Rastislav Bodik and Sadun Anik

Abstract

When analyzing programs for value recomputation, each value is identified with its lexical name. When two expressions match the name, they compute the same value. But what name should be used when the value flows between equivalent expressions that have different names? This paper presents a way to overcome the naming problem by synthesizing names that fully trace the flow of a value, and by performing data-flow analysis on this synthesized name space.

Our analysis integrates three orthogonal techniques: symbolic interpretation, value numbering, and data-flow analysis. Symbolic interpretation first creates all necessary names and value numbering then determines which names are synonymous. The result is expressed in a new program representation, called Value Name Graph (VNG).
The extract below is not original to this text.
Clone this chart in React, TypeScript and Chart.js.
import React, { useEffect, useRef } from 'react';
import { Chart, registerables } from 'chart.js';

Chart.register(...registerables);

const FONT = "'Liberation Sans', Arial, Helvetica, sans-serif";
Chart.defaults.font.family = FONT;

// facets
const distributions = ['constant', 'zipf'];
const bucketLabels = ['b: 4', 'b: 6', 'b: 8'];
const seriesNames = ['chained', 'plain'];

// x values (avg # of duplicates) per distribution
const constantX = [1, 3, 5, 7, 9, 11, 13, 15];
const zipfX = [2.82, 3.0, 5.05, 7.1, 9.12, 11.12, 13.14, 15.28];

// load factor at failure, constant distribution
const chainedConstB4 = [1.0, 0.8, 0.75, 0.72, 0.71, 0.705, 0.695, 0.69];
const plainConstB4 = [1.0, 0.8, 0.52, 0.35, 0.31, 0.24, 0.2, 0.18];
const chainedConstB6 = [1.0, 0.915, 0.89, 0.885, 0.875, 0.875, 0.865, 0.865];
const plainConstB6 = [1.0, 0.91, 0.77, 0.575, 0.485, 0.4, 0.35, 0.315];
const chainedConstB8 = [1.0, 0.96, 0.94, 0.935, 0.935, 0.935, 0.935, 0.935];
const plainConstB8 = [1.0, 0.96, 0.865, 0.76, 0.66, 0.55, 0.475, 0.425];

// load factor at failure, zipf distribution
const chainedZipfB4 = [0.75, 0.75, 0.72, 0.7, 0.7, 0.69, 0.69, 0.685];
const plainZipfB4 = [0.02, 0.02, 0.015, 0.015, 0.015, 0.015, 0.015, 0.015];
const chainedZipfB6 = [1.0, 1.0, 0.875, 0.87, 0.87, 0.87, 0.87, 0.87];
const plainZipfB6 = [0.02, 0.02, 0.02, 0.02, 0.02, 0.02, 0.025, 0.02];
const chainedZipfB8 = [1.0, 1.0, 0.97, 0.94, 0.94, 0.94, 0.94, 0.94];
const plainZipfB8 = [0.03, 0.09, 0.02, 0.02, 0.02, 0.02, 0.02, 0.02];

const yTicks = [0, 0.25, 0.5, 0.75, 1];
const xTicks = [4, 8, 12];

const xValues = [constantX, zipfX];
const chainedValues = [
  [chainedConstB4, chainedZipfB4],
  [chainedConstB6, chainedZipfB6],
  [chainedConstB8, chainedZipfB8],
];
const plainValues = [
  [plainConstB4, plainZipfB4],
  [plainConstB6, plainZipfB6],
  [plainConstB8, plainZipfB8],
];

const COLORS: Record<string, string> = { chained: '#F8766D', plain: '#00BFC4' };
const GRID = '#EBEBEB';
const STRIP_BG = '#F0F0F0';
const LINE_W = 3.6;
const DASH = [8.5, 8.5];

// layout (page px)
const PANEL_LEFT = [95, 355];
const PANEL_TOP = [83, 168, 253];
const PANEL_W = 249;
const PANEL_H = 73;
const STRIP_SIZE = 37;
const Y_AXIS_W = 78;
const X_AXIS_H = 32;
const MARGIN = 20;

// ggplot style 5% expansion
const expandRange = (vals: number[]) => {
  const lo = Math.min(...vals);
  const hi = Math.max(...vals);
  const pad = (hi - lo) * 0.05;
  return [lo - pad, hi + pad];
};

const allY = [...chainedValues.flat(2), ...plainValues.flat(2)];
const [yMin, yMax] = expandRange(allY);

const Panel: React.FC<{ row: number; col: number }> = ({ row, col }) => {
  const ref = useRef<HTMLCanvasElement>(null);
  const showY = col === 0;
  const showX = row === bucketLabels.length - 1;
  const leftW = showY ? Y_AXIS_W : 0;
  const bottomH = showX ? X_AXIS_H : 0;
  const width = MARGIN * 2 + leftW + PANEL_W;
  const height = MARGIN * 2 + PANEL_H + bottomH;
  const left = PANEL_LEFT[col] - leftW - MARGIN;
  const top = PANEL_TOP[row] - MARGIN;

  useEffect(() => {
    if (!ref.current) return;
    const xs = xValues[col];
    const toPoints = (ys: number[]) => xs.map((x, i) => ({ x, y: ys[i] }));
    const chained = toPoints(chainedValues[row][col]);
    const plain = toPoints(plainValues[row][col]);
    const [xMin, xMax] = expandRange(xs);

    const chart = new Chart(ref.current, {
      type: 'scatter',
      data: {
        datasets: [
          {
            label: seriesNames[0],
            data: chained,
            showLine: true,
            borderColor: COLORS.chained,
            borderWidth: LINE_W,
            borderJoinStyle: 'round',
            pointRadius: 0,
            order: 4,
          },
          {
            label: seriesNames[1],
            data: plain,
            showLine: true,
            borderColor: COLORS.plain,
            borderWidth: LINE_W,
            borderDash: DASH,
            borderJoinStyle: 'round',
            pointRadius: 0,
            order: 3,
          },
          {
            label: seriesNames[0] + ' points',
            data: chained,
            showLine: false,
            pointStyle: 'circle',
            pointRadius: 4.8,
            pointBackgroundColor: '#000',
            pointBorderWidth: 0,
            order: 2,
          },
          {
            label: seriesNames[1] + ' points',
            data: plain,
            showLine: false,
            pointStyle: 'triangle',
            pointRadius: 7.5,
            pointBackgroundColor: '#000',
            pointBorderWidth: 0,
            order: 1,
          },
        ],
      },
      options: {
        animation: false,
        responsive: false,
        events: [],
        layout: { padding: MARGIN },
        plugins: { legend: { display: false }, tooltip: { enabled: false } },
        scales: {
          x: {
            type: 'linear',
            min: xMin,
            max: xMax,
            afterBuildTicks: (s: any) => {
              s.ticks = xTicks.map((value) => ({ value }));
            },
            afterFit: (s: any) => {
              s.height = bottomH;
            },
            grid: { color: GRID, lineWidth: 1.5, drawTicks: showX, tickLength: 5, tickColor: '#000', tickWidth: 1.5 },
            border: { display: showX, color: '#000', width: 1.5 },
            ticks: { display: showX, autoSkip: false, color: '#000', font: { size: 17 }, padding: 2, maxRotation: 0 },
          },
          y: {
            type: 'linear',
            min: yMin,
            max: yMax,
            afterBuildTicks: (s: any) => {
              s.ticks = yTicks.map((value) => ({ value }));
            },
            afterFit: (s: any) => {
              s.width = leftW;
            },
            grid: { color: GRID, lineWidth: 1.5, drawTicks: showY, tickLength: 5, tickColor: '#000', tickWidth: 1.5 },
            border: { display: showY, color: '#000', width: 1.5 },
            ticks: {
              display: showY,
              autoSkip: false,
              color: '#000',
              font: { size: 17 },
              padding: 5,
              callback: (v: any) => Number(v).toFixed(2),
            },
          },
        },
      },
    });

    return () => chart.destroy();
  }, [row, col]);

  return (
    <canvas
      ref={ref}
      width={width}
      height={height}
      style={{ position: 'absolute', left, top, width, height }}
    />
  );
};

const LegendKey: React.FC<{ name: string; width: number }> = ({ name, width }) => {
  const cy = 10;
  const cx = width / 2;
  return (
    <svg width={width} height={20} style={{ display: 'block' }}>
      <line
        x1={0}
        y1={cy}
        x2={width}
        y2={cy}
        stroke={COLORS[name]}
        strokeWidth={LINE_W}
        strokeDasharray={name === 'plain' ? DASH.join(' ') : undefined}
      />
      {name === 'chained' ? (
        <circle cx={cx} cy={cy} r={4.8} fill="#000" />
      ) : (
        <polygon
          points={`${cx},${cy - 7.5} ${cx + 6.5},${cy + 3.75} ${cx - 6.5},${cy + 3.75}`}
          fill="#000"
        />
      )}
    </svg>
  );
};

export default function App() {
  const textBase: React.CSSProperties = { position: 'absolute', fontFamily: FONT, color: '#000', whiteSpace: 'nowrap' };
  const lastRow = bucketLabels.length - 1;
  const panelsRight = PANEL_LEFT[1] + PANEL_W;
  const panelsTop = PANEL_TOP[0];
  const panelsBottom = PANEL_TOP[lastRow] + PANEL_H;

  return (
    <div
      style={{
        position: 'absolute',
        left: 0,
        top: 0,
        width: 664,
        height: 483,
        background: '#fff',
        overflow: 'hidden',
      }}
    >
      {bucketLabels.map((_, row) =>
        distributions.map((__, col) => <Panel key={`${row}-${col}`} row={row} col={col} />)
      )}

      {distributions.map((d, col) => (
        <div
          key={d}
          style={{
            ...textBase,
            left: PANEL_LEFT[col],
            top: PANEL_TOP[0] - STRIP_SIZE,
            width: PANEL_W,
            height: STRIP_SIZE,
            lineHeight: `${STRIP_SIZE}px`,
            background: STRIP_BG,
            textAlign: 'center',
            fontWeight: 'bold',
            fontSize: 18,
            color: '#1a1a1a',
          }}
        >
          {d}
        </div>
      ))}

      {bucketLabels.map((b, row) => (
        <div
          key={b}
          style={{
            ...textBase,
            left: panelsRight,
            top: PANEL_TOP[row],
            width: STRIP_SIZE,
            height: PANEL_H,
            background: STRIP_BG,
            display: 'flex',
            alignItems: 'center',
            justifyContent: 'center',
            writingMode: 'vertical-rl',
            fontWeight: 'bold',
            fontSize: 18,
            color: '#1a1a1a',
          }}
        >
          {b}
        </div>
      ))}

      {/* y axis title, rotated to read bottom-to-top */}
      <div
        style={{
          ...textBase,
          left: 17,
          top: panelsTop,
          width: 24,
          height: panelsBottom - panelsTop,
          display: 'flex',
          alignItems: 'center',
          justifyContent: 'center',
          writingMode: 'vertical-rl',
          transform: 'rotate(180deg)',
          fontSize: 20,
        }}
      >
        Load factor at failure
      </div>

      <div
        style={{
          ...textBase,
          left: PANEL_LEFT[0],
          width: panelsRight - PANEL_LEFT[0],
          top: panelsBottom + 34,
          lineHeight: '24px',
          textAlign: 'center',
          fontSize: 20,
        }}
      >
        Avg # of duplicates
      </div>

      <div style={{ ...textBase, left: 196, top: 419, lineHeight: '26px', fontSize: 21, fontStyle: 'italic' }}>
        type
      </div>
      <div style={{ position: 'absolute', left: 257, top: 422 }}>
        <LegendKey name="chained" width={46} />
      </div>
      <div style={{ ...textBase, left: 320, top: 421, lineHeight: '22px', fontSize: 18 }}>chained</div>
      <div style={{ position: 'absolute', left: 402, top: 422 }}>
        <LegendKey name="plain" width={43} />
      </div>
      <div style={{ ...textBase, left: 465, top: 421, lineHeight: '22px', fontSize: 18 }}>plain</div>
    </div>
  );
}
Once the VNG is constructed, any conventional data-flow analysis can answer two fundamental optimization questions: which computations are value-equivalent, and along which control flow paths?

VNG analysis is path-sensitive: value reuse is detected even when each path requires different names, for example due to conditionally incremented loop induction variables. The VNG is the core of our new optimization framework for redundancy optimizations like constant propagation or VLIW load/store elimination. By phrasing these optimizations on the VNG, we obtain greater optimization power and broader applicability.

Keywords: data-flow analysis frameworks, value numbering, partial redundancy elimination, interprocedural constant propagation.